A related portrait, Hermann von Wedigh III (died 1560) (1532), now at the Metropolitan Museum of Art in New York also has a raised eyebrow over the right eye which is larger than the left and the same coat of arms on a signet ring. "Perhaps to engage the viewer in close study of the likenesses of the two men, or even to stress a common family trait, the artist has exaggerated the size of the right eye in each."

The two men have been identified as a members of the Wedigh family of Cologne by the coat of arms on their signet ring: a chevron surrounded by three willow leaves. Maximilian I granted this coat of arms to a "Rheinlander" named Heinrich von Wedigh (1440–1513) on 18 July 1503. Several members of this patrician family were merchants at the Steelyard in London from 1480.

==Identification==
The subject of this painting may be an undocumented brother or cousin of Hermann III von Wedigh.

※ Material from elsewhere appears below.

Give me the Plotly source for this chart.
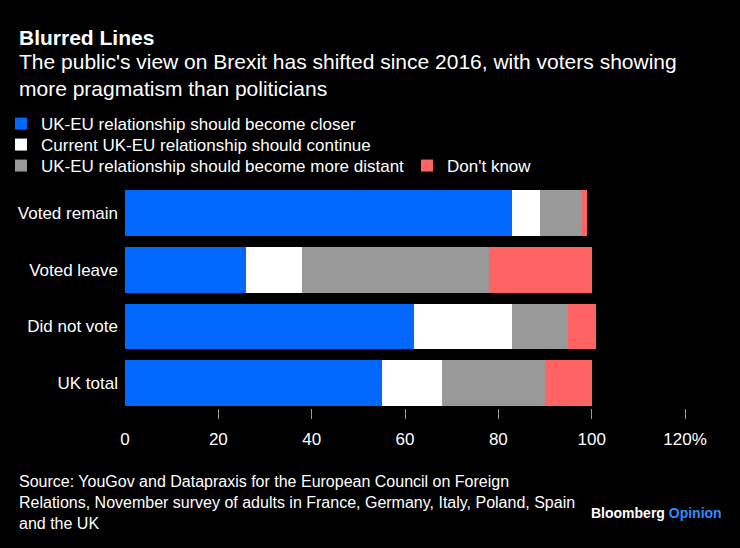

He is traditionally called "Hermann Hillebrandt Wedigh," but only his family name and age can be established. Hermann III von Wedigh's father, Hermann II, had, so far as we know, no other sons and no brothers, and although his sister Clara married first Philip Aberlinck and then Johannes Hillebrandt, no children are recorded from either marriage. The identification of this member of the family as "Hermann Hillebrandt Wedigh" is by no means certain.

==Provenance==
The Counts von Schönborn, Vienna, by 1746 until 1865; the banker, Barthold Suermondt, Aachen, until 1874.